We all want to get it right the first time. And a brief browse through the business section of any major bookstore, or even various sections of this website, will turn up hundreds of best practices and other bits of advice that promise to help us get it right the first time. Consultants would never get the job unless the promised they could help us get it right the first time. Who would hire an expert that gruffly suggested we all muddle through it together, and promised only that we’d learn from our mistakes and get there somehow? There is tremendous desire and pressure to get it right, right away. Even though this almost never happens in real life, there is a negative stigma associated with failing to cite it as our target.

“It” can be just about anything in business, but let’s stick to Six Sigma deployment. We all want to have a perfect program, preferably right out of the gate. At the very least we want one that is better than that of our (internal and external) competitors. And we certainly don’t want to make the same mistakes that others have made. We want to benchmark, learn from the experts, and use established best practices to ensure that our deployment is smooth and successful right from the start. Right?

Well, maybe not.

Every single Six Sigma deployment success story I’ve ever heard and believe to be true involves a significant period of fumbling. Many of them have full-blown episodes of tremendous counter-productivity. The most entertaining involve heated disagreements and intrigue worthy of a king’s court. Programs that thrash and flail like a drowning man are not at all uncommon. Idiocy is not unheard of. But nonetheless, these truly are success stories in every sense of the phrase. These are programs that are strong and productive today at companies we have all heard of, big and small.

While it’s tempting to believe that these programs are successful in spite of the trials and tribulations they have gone through, I am increasingly of the opinion that they are successful because of those trials and tribulations.

Best practices are informative, and we should learn from them where we can. But by definition, they are solutions for problems encountered elsewhere. If company A runs into a problem or opportunity and finds a way to profit from it, it does not immediately follow that company B can apply the same solution and be successful with it. In my opinion this is widely misunderstood: the best practice is not what company A did, it is how company A decided what to do. Put another way, the best practice should not be the solution itself, but rather the method of developing the solution. Not the outcome, but the structure of the struggle.
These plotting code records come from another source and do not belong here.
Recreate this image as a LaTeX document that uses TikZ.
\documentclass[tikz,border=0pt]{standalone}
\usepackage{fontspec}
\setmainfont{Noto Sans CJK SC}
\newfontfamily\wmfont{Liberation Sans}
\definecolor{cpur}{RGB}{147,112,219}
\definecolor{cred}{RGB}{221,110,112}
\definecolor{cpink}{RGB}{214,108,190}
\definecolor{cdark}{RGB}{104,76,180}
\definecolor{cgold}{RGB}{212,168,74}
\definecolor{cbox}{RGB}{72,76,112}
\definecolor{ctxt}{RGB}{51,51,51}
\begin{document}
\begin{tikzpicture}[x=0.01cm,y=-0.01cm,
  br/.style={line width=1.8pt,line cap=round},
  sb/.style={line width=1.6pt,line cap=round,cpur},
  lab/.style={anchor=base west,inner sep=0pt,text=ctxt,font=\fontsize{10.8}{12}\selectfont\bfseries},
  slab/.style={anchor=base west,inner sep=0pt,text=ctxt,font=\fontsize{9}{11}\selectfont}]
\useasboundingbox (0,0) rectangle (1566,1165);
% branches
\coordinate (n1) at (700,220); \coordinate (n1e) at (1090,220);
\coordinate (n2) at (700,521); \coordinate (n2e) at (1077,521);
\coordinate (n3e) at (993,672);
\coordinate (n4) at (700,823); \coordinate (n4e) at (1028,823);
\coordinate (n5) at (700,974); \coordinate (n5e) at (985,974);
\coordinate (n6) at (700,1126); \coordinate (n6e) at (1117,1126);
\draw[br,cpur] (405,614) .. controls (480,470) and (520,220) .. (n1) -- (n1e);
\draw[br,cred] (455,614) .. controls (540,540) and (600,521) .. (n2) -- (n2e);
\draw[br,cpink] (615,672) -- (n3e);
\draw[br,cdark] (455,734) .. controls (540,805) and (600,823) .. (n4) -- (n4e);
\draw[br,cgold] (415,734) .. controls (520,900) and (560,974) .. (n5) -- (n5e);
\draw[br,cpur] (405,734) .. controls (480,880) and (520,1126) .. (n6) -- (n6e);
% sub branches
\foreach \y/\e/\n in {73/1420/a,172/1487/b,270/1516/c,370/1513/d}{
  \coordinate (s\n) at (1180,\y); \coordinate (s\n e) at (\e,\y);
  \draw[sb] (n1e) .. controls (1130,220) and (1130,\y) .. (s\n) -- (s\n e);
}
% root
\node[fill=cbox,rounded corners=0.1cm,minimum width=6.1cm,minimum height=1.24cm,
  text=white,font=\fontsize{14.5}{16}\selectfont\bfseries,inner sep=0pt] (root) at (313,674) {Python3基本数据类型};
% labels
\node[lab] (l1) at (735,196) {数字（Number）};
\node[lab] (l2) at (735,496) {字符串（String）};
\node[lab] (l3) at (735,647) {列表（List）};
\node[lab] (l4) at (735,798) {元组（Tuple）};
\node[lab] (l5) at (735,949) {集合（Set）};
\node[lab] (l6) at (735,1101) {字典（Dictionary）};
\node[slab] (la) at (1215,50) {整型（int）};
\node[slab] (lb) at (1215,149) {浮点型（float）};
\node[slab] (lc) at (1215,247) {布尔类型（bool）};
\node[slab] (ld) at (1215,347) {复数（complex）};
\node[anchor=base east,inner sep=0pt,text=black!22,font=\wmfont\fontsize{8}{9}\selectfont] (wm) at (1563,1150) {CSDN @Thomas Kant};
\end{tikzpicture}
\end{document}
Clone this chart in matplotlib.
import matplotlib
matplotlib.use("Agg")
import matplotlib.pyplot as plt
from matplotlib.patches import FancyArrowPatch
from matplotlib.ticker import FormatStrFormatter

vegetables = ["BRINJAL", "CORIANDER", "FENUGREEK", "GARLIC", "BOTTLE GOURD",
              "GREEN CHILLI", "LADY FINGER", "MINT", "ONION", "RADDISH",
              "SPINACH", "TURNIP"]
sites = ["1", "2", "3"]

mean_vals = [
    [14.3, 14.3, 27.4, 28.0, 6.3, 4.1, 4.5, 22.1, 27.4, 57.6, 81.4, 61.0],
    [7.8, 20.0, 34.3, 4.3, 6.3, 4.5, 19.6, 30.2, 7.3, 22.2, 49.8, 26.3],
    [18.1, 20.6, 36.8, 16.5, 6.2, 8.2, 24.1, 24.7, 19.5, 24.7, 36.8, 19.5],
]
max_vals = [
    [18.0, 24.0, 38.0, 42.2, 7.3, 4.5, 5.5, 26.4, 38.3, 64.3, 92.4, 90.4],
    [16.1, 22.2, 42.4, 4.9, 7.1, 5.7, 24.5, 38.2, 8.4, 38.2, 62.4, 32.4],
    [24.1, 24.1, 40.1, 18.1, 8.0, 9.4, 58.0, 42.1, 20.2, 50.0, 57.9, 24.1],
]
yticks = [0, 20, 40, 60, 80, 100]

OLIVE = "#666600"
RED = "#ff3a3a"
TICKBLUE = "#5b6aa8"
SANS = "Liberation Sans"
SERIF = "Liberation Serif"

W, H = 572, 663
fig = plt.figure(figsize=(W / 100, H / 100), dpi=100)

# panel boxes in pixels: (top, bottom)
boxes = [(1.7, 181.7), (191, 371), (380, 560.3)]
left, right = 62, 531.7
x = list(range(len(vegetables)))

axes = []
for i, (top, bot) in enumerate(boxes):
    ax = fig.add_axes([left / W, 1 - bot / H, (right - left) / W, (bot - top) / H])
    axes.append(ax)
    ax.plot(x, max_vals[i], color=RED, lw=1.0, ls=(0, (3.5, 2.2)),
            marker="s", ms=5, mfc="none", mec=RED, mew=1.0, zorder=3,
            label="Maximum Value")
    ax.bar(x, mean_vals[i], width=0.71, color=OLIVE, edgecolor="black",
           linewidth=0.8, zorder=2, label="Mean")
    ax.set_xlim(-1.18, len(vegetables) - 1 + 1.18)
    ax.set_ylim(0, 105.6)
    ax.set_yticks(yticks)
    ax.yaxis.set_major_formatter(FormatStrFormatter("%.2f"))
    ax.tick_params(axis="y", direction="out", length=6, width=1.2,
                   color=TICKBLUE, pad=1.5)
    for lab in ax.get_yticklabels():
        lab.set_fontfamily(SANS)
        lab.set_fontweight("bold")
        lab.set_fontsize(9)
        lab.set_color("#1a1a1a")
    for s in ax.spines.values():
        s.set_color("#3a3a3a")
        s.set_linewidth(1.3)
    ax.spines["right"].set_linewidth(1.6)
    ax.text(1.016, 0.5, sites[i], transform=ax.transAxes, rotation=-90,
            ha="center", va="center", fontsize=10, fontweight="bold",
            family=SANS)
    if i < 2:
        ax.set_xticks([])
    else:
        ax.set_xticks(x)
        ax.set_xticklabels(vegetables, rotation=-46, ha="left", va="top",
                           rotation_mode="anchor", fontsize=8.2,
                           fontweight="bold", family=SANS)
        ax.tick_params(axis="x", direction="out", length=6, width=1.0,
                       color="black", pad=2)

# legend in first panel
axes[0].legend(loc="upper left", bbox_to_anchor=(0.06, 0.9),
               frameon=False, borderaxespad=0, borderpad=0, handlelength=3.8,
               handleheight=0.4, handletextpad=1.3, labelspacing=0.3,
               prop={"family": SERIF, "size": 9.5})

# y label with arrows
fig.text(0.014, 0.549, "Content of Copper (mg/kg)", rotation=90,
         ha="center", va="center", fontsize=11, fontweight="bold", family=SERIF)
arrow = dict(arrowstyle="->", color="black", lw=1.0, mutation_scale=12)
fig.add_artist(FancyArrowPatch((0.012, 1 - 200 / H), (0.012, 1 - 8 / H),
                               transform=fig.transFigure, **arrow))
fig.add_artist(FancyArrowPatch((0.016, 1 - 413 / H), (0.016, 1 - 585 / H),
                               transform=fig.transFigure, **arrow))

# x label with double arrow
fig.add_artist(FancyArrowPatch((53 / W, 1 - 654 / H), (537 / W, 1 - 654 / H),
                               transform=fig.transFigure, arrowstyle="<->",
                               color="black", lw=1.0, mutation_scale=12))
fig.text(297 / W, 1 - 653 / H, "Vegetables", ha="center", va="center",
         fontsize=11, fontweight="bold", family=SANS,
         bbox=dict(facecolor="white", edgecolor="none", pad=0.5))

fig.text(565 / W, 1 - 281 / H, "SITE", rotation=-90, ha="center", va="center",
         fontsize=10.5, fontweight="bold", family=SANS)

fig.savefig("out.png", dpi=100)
The struggling, in my opinion, is unavoidable. As an analogy, a central tenet of change management is that resistance positive insofar as it is a sign that change is occurring. The longer you avoid resistance the longer you put off true change. The sooner you embrace it an deal with it, the sooner you can move on to a new state. I think the same thing is true of many of the struggles encountered in even the best planned Six Sigma deployments. It is precisely those struggles that catalyze the necessary learning by the organization. I’m not quite ready to suggest that we should intentionally create difficulties, but maybe that’s just my own timidity. Maybe touching the fire earlier and more often in a deployment would get us to the desired end faster. At the very least, I no longer believe we should put a lot of energy into avoiding the messy bits – it never works in the long run anyway, and only delays the inevitable.

As an example, take project selection. Every deployment I’ve been associated with has had significant angst around what projects to work on, how to select them, who works on them, etc, etc. These are classic deployment questions. And despite reams of advice and best practices galore, I still find the most efficient way to find the “right” answer for a site/plant/business/division/group/company is simply to pick some method and give it a try. No matter what the first iteration is, intelligent people disagree about its efficacy and execution, sometimes loudly. So discussions are had, flowcharts altered, criteria changed, and a new iteration develops. And this repeats until a workable solution develops. Is it messy? Yes. Is it painful? Yep. Does it work? Every time.

I don’t want to construe these observations as license to deploy without careful thought and planning. Without significant vigilance and strong guidance the mess stays a mess. But I do think many deployment leaders (me included) tend to shoot for perfection instead of simply reaching out to touch the fire now and then. Minor burns heal quickly, after all.